If you have more than five employees working in San Antonio and/or Dallas and do not currently have a paid sick leave policy that is compliant with these ordinances, the fact that the Austin Court of Appeals has found a virtually identical ordinance to be unconstitutional technically does not absolve you from compliance with the San Antonio and/or Dallas ordinance, although you certainly have a good faith argument right now that these ordinances are also unconstitutional. The problem is there is currently no legal challenge to the San Antonio or Dallas ordinances pending in any court. This is likely because the Texas legislature was expected to resolve this issue in the 2019 legislative session; however, the ordinances, technically, stand as written.

An employer could take a “wait and see” approach until the Texas Supreme Court takes some action.

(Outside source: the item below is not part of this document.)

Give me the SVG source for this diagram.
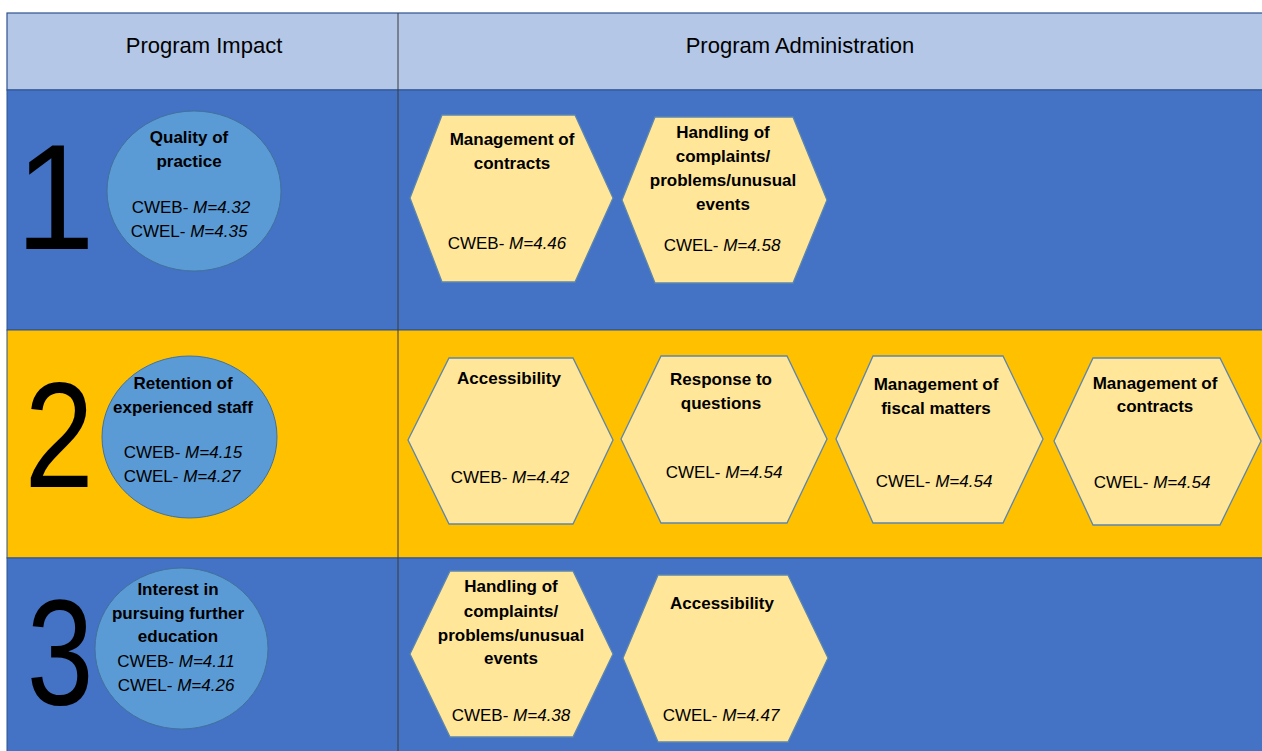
<svg xmlns="http://www.w3.org/2000/svg" width="1262" height="751" viewBox="0 0 1262 751">
<style>
.hdr{font-family:"Liberation Sans",Arial,sans-serif;font-size:22px;fill:#000;text-anchor:middle}
.num{font-family:"Liberation Sans",Arial,sans-serif;font-size:150px;fill:#000;text-anchor:middle}
.b{font-family:"Liberation Sans",Arial,sans-serif;font-size:17px;font-weight:bold;fill:#000;text-anchor:middle}
.r{font-family:"Liberation Sans",Arial,sans-serif;font-size:17px;fill:#000;text-anchor:middle}
.i{font-style:italic}
.circ{fill:#5B9BD5;stroke:#41719C;stroke-width:1}
.hex{fill:#FFE699;stroke:#5B86B0;stroke-width:1.3}
</style>
<rect x="0" y="0" width="1262" height="751" fill="#FFFFFF"/>
<g id="table">
<rect x="7" y="13" width="1262" height="77" fill="#B4C7E7" stroke="#2F528F" stroke-width="1.2"/>
<rect x="7" y="90" width="1262" height="240" fill="#4472C4" stroke="#2F528F" stroke-width="1"/>
<rect x="7" y="330" width="1262" height="228" fill="#FFC000" stroke="#2F528F" stroke-width="1"/>
<rect x="7" y="558" width="1262" height="200" fill="#4472C4" stroke="#2F528F" stroke-width="1"/>
<line x1="398" y1="13" x2="398" y2="751" stroke="#3A3A3A" stroke-width="1"/>
<text class="hdr" x="204" y="53">Program Impact</text>
<text class="hdr" x="800" y="53">Program Administration</text>
<text class="num" transform="translate(55,249) scale(0.95,1)" x="0" y="0">1</text>
<text class="num" transform="translate(59,487) scale(0.83,1)" x="0" y="0">2</text>
<text class="num" transform="translate(60,705) scale(0.8,1)" x="0" y="0">3</text>
</g>
<g id="impact1">
<ellipse class="circ" cx="194" cy="191" rx="87" ry="80"/>
<text class="b" x="189" y="143">Quality of</text>
<text class="b" x="189" y="167">practice</text>
<text class="r" x="191" y="213">CWEB- <tspan class="i">M=4.32</tspan></text>
<text class="r" x="189" y="237">CWEL- <tspan class="i">M=4.35</tspan></text>
</g>
<g id="impact2">
<ellipse class="circ" cx="189.5" cy="437" rx="87.5" ry="81"/>
<text class="b" x="183" y="389">Retention of</text>
<text class="b" x="183" y="413">experienced staff</text>
<text class="r" x="183" y="458">CWEB- <tspan class="i">M=4.15</tspan></text>
<text class="r" x="182" y="482">CWEL- <tspan class="i">M=4.27</tspan></text>
</g>
<g id="impact3">
<ellipse class="circ" cx="181.5" cy="648.5" rx="86.5" ry="80.5"/>
<text class="b" x="178" y="595">Interest in</text>
<text class="b" x="178" y="619">pursuing further</text>
<text class="b" x="178" y="642">education</text>
<text class="r" x="176" y="667">CWEB- <tspan class="i">M=4.11</tspan></text>
<text class="r" x="176" y="691">CWEL- <tspan class="i">M=4.26</tspan></text>
</g>
<g id="admin1a">
<polygon class="hex" points="410,198 442,115 575,115 613,198 575,282 442,282"/>
<text class="b" x="512" y="145">Management of</text>
<text class="b" x="512" y="169">contracts</text>
<text class="r" x="507" y="249">CWEB- <tspan class="i">M=4.46</tspan></text>
</g>
<g id="admin1b">
<polygon class="hex" points="622,200 655,117 793,117 827,200 793,283 655,283"/>
<text class="b" x="723" y="138">Handling of</text>
<text class="b" x="723" y="162">complaints/</text>
<text class="b" x="723" y="186">problems/unusual</text>
<text class="b" x="723" y="210">events</text>
<text class="r" x="722" y="251">CWEL- <tspan class="i">M=4.58</tspan></text>
</g>
<g id="admin2a">
<polygon class="hex" points="408,440 449,358 573,358 613,440 573,524 449,524"/>
<text class="b" x="509" y="384">Accessibility</text>
<text class="r" x="510" y="483">CWEB- <tspan class="i">M=4.42</tspan></text>
</g>
<g id="admin2b">
<polygon class="hex" points="621,439 661,356 787,356 827,439 787,523 661,523"/>
<text class="b" x="721" y="385">Response to</text>
<text class="b" x="721" y="409">questions</text>
<text class="r" x="724" y="478">CWEL- <tspan class="i">M=4.54</tspan></text>
</g>
<g id="admin2c">
<polygon class="hex" points="836,439 873,356 1003,356 1043,439 1003,523 873,523"/>
<text class="b" x="936" y="390">Management of</text>
<text class="b" x="936" y="414">fiscal matters</text>
<text class="r" x="934" y="487">CWEL- <tspan class="i">M=4.54</tspan></text>
</g>
<g id="admin2d">
<polygon class="hex" points="1054,441 1093,358 1220,358 1261,441 1220,525 1093,525"/>
<text class="b" x="1155" y="389">Management of</text>
<text class="b" x="1155" y="412">contracts</text>
<text class="r" x="1152" y="488">CWEL- <tspan class="i">M=4.54</tspan></text>
</g>
<g id="admin3a">
<polygon class="hex" points="410,654 450,571 573,571 613,654 573,737 450,737"/>
<text class="b" x="511" y="592">Handling of</text>
<text class="b" x="511" y="617">complaints/</text>
<text class="b" x="511" y="641">problems/unusual</text>
<text class="b" x="511" y="664">events</text>
<text class="r" x="511" y="721">CWEB- <tspan class="i">M=4.38</tspan></text>
</g>
<g id="admin3b">
<polygon class="hex" points="623,658 658,575 788,575 828,658 788,742 658,742"/>
<text class="b" x="722" y="609">Accessibility</text>
<text class="r" x="721" y="721">CWEL- <tspan class="i">M=4.47</tspan></text>
</g>
<g id="connectors"></g>
</svg>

Because of the delayed briefing schedule, it is unlikely that the Texas Supreme Court will take any action prior to August 1, 2019, when the ordinances take effect. Since neither San Antonio nor Dallas seems to be currently prepared to handle compliance complaints, and employers must be given an opportunity to cure before any civil fines can be assessed, this approach may be appropriate for your organization. Employers should keep in mind, however, that the ordinances allow civil penalties to be assessed without the opportunity for cure for successful retaliation claims. Also, a “wait and see” approach could cause a morale issue with employees who want this paid sick leave. An employer may also decide to plan for compliance on August 1, 2019, but remember, once you provide your employees with this benefit, it may be an even greater morale issue to “take it back.”

The content of this article is intended to provide a general guide to the subject matter. Specialist advice should be sought about your specific circumstances.